== Problem to work on ==
Pictures aside, quote the whole listing exactly.

== Data ==
==================================================

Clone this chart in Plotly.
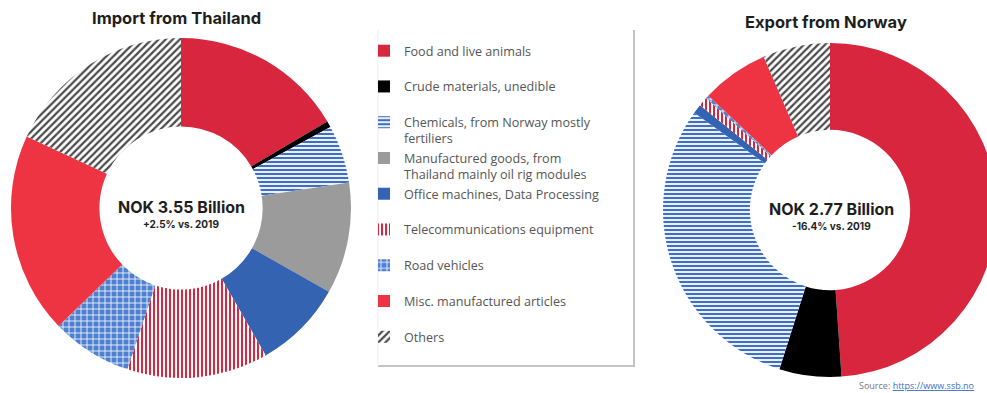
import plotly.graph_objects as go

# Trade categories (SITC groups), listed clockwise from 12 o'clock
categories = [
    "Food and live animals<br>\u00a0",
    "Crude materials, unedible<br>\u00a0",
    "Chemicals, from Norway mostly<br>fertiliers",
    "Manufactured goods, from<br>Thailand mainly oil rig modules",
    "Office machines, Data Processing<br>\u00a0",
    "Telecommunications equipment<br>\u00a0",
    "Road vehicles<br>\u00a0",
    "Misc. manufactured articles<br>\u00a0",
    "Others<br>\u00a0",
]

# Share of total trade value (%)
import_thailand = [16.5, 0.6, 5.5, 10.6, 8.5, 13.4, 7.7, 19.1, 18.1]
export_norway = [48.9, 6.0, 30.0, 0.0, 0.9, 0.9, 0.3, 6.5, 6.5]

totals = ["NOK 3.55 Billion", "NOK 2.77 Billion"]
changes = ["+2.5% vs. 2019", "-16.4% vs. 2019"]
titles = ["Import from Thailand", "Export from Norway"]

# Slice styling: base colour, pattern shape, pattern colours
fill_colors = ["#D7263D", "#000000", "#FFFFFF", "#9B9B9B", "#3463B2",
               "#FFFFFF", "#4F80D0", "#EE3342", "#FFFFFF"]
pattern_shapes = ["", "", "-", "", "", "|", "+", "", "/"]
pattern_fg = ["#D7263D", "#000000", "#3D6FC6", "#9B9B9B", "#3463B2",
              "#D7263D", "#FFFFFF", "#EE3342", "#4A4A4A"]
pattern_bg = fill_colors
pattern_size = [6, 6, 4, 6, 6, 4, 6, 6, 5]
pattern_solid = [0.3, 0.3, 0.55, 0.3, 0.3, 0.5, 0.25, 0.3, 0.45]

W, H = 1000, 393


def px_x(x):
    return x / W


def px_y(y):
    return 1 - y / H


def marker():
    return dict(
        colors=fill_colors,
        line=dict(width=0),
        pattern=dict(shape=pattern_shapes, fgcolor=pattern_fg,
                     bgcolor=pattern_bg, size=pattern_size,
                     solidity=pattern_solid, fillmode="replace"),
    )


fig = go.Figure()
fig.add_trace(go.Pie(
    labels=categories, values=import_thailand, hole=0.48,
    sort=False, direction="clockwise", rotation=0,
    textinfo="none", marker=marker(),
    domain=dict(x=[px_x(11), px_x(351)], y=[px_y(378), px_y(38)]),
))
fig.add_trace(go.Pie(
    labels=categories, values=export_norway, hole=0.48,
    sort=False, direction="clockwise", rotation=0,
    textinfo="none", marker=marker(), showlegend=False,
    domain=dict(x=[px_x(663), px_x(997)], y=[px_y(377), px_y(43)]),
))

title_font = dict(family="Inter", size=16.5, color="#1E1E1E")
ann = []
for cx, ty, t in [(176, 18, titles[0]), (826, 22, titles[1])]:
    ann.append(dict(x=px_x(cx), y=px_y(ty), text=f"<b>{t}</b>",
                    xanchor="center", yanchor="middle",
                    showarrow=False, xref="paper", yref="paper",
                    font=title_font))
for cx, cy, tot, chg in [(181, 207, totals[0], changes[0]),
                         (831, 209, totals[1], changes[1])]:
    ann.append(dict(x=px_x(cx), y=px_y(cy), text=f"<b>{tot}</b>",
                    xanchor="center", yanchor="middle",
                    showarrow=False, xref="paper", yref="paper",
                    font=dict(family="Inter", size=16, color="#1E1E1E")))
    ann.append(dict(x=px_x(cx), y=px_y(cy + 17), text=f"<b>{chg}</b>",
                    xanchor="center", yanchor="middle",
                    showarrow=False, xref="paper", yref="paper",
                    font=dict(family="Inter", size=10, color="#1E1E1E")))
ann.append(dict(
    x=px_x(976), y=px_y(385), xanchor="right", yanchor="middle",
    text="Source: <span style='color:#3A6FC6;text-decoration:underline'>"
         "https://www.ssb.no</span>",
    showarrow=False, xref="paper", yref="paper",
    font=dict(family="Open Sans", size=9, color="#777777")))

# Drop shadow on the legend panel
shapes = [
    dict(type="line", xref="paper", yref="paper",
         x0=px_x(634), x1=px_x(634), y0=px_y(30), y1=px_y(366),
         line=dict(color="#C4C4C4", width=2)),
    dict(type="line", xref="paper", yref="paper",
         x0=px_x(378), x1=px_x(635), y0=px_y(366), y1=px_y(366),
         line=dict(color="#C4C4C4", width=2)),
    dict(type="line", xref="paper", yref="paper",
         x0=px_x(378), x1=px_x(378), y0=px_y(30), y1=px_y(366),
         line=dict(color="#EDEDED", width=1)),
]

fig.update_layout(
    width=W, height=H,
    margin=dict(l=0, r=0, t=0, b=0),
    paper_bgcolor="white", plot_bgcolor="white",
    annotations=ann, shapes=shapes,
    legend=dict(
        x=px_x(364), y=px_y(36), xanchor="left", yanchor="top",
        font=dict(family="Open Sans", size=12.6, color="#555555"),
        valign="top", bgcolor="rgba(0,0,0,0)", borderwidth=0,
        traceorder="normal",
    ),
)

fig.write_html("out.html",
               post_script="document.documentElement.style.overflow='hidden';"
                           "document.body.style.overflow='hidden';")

==================================================

== Answer to the problem ==
Clone this chart in Plotly.
import plotly.graph_objects as go

# Trade categories (SITC groups), listed clockwise from 12 o'clock
categories = [
    "Food and live animals<br>\u00a0",
    "Crude materials, unedible<br>\u00a0",
    "Chemicals, from Norway mostly<br>fertiliers",
    "Manufactured goods, from<br>Thailand mainly oil rig modules",
    "Office machines, Data Processing<br>\u00a0",
    "Telecommunications equipment<br>\u00a0",
    "Road vehicles<br>\u00a0",
    "Misc. manufactured articles<br>\u00a0",
    "Others<br>\u00a0",
]

# Share of total trade value (%)
import_thailand = [16.5, 0.6, 5.5, 10.6, 8.5, 13.4, 7.7, 19.1, 18.1]
export_norway = [48.9, 6.0, 30.0, 0.0, 0.9, 0.9, 0.3, 6.5, 6.5]

totals = ["NOK 3.55 Billion", "NOK 2.77 Billion"]
changes = ["+2.5% vs. 2019", "-16.4% vs. 2019"]
titles = ["Import from Thailand", "Export from Norway"]

# Slice styling: base colour, pattern shape, pattern colours
fill_colors = ["#D7263D", "#000000", "#FFFFFF", "#9B9B9B", "#3463B2",
               "#FFFFFF", "#4F80D0", "#EE3342", "#FFFFFF"]
pattern_shapes = ["", "", "-", "", "", "|", "+", "", "/"]
pattern_fg = ["#D7263D", "#000000", "#3D6FC6", "#9B9B9B", "#3463B2",
              "#D7263D", "#FFFFFF", "#EE3342", "#4A4A4A"]
pattern_bg = fill_colors
pattern_size = [6, 6, 4, 6, 6, 4, 6, 6, 5]
pattern_solid = [0.3, 0.3, 0.55, 0.3, 0.3, 0.5, 0.25, 0.3, 0.45]

W, H = 1000, 393


def px_x(x):
    return x / W


def px_y(y):
    return 1 - y / H


def marker():
    return dict(
        colors=fill_colors,
        line=dict(width=0),
        pattern=dict(shape=pattern_shapes, fgcolor=pattern_fg,
                     bgcolor=pattern_bg, size=pattern_size,
                     solidity=pattern_solid, fillmode="replace"),
    )


fig = go.Figure()
fig.add_trace(go.Pie(
    labels=categories, values=import_thailand, hole=0.48,
    sort=False, direction="clockwise", rotation=0,
    textinfo="none", marker=marker(),
    domain=dict(x=[px_x(11), px_x(351)], y=[px_y(378), px_y(38)]),
))
fig.add_trace(go.Pie(
    labels=categories, values=export_norway, hole=0.48,
    sort=False, direction="clockwise", rotation=0,
    textinfo="none", marker=marker(), showlegend=False,
    domain=dict(x=[px_x(663), px_x(997)], y=[px_y(377), px_y(43)]),
))

title_font = dict(family="Inter", size=16.5, color="#1E1E1E")
ann = []
for cx, ty, t in [(176, 18, titles[0]), (826, 22, titles[1])]:
    ann.append(dict(x=px_x(cx), y=px_y(ty), text=f"<b>{t}</b>",
                    xanchor="center", yanchor="middle",
                    showarrow=False, xref="paper", yref="paper",
                    font=title_font))
for cx, cy, tot, chg in [(181, 207, totals[0], changes[0]),
                         (831, 209, totals[1], changes[1])]:
    ann.append(dict(x=px_x(cx), y=px_y(cy), text=f"<b>{tot}</b>",
                    xanchor="center", yanchor="middle",
                    showarrow=False, xref="paper", yref="paper",
                    font=dict(family="Inter", size=16, color="#1E1E1E")))
    ann.append(dict(x=px_x(cx), y=px_y(cy + 17), text=f"<b>{chg}</b>",
                    xanchor="center", yanchor="middle",
                    showarrow=False, xref="paper", yref="paper",
                    font=dict(family="Inter", size=10, color="#1E1E1E")))
ann.append(dict(
    x=px_x(976), y=px_y(385), xanchor="right", yanchor="middle",
    text="Source: <span style='color:#3A6FC6;text-decoration:underline'>"
         "https://www.ssb.no</span>",
    showarrow=False, xref="paper", yref="paper",
    font=dict(family="Open Sans", size=9, color="#777777")))

# Drop shadow on the legend panel
shapes = [
    dict(type="line", xref="paper", yref="paper",
         x0=px_x(634), x1=px_x(634), y0=px_y(30), y1=px_y(366),
         line=dict(color="#C4C4C4", width=2)),
    dict(type="line", xref="paper", yref="paper",
         x0=px_x(378), x1=px_x(635), y0=px_y(366), y1=px_y(366),
         line=dict(color="#C4C4C4", width=2)),
    dict(type="line", xref="paper", yref="paper",
         x0=px_x(378), x1=px_x(378), y0=px_y(30), y1=px_y(366),
         line=dict(color="#EDEDED", width=1)),
]

fig.update_layout(
    width=W, height=H,
    margin=dict(l=0, r=0, t=0, b=0),
    paper_bgcolor="white", plot_bgcolor="white",
    annotations=ann, shapes=shapes,
    legend=dict(
        x=px_x(364), y=px_y(36), xanchor="left", yanchor="top",
        font=dict(family="Open Sans", size=12.6, color="#555555"),
        valign="top", bgcolor="rgba(0,0,0,0)", borderwidth=0,
        traceorder="normal",
    ),
)

fig.write_html("out.html",
               post_script="document.documentElement.style.overflow='hidden';"
                           "document.body.style.overflow='hidden';")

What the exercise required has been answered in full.